The Court appears to have used its narrow, ES cell discretion to maximum advantage in another way: by declaring that ES cell lines that do not require the destruction of a 'human embryo' (e.g. a blastocyst) remain patentable in Germany. By implication, this means that, if the ES cells in question did not - directly - require the destruction of a 'human embryo', they remain patentable.

This contrasts with the CJEU's remark that, 'the fact that destruction may occur at a stage long before the implementation of the invention, as in the case of the production of embryonic stem cells from a lineage of stem cells the mere production of which implied the destruction of human embryos is… irrelevant'.

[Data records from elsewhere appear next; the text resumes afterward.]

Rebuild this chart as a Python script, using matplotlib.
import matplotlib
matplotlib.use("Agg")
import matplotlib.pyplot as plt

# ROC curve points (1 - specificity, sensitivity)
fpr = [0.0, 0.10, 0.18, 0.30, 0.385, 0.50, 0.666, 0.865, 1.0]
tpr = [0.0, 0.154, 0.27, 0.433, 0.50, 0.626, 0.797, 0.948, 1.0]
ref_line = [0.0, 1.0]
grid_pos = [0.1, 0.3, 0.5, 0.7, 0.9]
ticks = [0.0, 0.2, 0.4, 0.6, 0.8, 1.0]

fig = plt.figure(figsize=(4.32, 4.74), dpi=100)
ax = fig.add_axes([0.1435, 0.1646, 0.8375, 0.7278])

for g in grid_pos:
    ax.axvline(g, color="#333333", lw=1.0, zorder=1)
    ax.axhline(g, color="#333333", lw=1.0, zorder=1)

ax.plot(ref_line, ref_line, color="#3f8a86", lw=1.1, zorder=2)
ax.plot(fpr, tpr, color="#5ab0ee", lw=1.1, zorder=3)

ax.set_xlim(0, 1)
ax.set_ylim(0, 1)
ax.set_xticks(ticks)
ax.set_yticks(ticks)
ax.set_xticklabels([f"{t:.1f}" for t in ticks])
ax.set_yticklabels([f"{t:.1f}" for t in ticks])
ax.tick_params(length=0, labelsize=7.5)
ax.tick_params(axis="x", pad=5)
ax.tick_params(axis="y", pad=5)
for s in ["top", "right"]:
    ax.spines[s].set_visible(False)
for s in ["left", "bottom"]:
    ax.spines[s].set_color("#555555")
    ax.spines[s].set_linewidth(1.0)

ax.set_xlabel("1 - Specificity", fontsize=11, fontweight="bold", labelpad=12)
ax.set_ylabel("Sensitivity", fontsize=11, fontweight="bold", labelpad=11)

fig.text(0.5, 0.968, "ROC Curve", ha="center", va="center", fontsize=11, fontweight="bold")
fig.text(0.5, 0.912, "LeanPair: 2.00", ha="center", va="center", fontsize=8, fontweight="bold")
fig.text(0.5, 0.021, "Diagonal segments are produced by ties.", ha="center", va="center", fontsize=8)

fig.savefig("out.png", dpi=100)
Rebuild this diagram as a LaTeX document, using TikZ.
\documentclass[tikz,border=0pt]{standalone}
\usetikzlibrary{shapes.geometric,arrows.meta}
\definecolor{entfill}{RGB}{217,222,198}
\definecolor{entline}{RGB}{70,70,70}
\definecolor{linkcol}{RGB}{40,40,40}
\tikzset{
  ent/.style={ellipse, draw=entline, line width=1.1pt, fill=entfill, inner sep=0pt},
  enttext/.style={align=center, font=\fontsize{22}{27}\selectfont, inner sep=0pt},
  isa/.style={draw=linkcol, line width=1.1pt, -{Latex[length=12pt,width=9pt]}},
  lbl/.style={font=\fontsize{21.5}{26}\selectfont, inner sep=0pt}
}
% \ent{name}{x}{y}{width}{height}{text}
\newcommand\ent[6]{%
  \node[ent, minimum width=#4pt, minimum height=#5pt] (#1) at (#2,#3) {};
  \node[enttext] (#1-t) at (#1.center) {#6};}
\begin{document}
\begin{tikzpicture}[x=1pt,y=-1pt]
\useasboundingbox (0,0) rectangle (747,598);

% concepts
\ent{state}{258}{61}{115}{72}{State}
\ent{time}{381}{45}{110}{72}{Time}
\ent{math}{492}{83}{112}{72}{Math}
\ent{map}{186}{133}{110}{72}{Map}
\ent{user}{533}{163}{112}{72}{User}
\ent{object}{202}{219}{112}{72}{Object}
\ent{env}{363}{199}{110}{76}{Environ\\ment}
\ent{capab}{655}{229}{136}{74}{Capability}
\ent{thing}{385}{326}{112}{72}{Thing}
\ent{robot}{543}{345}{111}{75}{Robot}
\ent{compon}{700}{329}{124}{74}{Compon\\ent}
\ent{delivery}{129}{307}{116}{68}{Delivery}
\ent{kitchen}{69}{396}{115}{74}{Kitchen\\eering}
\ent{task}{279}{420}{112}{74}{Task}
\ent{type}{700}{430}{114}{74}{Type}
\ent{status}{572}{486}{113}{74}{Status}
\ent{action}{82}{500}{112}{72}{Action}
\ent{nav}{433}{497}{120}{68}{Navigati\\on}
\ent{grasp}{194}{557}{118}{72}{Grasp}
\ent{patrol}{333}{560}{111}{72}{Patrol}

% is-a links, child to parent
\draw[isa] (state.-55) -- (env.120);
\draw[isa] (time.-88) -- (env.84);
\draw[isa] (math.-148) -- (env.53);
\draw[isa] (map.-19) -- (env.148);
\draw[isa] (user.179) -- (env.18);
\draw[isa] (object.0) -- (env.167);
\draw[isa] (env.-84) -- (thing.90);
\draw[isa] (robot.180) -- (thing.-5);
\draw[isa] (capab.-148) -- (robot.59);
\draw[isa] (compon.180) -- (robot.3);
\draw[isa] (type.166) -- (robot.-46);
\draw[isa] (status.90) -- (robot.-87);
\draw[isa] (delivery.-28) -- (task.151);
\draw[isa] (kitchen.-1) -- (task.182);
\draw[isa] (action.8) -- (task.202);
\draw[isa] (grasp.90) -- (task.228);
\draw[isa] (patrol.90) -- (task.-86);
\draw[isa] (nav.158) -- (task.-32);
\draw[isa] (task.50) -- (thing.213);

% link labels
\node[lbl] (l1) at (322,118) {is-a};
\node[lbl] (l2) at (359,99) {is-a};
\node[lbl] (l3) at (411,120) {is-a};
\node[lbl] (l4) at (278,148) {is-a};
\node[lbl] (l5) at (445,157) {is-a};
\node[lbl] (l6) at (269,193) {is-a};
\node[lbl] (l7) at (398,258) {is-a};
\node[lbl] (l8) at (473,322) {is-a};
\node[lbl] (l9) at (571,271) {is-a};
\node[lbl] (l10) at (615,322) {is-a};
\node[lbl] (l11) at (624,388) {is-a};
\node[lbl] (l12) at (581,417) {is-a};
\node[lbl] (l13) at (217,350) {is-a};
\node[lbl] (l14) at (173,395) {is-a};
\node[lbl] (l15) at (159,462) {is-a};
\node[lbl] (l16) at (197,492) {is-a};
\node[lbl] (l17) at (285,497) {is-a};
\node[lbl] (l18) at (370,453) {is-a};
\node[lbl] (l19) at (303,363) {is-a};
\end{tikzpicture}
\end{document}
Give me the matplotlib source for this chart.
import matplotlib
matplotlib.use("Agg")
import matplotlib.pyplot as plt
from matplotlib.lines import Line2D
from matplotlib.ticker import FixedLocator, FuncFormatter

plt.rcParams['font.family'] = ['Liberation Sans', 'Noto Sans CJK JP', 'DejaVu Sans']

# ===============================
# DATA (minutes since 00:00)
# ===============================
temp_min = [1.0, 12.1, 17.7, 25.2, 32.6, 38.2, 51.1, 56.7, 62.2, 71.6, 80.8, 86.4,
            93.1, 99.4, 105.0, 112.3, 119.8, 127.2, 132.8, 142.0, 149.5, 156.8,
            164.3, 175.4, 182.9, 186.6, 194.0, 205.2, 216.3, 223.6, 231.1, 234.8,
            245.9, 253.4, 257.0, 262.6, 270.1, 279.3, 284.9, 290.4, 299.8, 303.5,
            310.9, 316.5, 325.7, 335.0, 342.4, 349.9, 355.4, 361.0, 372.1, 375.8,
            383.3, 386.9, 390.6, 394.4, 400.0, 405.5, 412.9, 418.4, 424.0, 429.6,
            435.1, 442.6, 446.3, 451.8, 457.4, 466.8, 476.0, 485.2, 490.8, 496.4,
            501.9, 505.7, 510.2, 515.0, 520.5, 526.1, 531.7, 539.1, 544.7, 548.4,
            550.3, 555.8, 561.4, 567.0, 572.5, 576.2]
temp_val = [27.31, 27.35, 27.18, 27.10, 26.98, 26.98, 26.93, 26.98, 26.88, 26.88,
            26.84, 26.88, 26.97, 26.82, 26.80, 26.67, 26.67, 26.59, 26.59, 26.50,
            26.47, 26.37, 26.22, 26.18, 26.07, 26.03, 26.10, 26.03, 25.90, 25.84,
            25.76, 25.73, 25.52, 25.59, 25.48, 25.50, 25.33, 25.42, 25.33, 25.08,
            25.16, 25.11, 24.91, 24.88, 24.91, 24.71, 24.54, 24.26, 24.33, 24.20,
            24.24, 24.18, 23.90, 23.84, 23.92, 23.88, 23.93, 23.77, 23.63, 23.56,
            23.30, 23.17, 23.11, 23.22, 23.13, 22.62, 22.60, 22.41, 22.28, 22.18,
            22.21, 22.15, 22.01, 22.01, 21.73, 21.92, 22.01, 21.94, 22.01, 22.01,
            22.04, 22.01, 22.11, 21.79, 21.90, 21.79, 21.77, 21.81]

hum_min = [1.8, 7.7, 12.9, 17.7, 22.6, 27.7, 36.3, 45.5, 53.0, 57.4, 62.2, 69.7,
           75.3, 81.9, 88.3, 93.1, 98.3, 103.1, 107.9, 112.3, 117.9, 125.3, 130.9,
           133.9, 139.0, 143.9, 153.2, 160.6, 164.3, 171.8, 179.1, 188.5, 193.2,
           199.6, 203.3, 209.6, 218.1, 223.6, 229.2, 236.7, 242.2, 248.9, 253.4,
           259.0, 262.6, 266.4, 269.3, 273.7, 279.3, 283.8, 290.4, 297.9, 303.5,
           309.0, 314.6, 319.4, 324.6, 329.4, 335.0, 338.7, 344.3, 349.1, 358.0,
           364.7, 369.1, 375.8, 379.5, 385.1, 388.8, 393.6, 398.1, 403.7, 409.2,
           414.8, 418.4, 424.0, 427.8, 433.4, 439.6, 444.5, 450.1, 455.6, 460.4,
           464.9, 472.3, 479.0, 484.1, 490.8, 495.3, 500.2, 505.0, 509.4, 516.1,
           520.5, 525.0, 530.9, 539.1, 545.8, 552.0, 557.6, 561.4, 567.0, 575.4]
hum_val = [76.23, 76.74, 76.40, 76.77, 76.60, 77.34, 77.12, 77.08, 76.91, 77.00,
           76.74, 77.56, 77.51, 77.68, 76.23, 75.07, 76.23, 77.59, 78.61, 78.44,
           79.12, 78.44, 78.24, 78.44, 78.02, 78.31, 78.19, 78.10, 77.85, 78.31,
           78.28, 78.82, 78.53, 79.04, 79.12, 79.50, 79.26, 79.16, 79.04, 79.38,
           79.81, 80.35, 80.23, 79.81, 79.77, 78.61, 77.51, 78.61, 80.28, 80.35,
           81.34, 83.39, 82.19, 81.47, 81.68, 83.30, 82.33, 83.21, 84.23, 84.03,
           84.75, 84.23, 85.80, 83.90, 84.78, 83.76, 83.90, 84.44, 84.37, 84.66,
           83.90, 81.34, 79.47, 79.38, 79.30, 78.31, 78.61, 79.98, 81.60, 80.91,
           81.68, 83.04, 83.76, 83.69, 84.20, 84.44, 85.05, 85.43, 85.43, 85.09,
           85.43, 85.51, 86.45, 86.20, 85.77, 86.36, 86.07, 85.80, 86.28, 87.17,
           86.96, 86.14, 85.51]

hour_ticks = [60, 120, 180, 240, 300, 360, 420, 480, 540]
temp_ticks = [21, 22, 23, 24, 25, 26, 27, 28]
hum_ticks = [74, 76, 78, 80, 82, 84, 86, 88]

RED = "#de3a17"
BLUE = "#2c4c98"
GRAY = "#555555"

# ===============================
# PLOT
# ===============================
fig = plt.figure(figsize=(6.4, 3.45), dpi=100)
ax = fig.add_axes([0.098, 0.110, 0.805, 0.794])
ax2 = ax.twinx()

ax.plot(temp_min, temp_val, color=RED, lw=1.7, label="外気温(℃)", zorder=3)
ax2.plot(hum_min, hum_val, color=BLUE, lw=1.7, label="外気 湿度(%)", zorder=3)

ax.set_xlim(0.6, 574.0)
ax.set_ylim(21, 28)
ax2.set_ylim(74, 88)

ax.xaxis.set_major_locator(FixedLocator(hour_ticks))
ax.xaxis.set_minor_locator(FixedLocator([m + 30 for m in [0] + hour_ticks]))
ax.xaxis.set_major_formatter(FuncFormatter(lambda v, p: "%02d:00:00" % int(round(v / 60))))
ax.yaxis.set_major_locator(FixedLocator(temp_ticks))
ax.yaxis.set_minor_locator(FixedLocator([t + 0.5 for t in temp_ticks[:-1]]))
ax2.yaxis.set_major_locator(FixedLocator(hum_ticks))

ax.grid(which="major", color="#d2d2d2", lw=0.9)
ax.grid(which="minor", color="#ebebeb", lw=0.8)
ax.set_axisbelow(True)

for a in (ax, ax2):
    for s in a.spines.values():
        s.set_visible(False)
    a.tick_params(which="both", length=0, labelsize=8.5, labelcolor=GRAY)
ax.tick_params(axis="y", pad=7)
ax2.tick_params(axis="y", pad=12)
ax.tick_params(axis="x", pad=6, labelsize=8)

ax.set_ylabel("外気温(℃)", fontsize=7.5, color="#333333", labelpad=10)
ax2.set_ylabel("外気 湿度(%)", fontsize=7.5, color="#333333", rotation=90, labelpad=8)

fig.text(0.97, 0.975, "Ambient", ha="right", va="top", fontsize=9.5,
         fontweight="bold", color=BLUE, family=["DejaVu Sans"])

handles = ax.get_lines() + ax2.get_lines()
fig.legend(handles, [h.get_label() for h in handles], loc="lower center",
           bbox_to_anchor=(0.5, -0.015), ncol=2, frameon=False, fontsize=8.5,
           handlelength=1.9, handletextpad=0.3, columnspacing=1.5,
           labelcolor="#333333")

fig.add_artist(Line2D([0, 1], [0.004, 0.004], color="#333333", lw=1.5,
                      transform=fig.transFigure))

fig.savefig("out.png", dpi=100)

The decision of the German Federal Court means that, at least in Germany, cell cultures that do not directly involve the destruction of blastocysts are capable of being patented. The courts in other Member States may be inclined to adopt a similar approach; and, not wishing Germany to gain the upper hand, national patent offices, including the UK Intellectual Property Office, may wish to review their existing guidelines in the light of the German decision, as should the European Patent Office.

However, whilst the German decision will undoubtedly encourage investors who may have been deterred by the CJEU ruling, its significance may be largely totemic. If nothing else, the Brüstle case had succeeded in throwing the spotlight on the value of patents, relative to far cheaper, less controversial and longer lasting forms of stem cell exclusivity.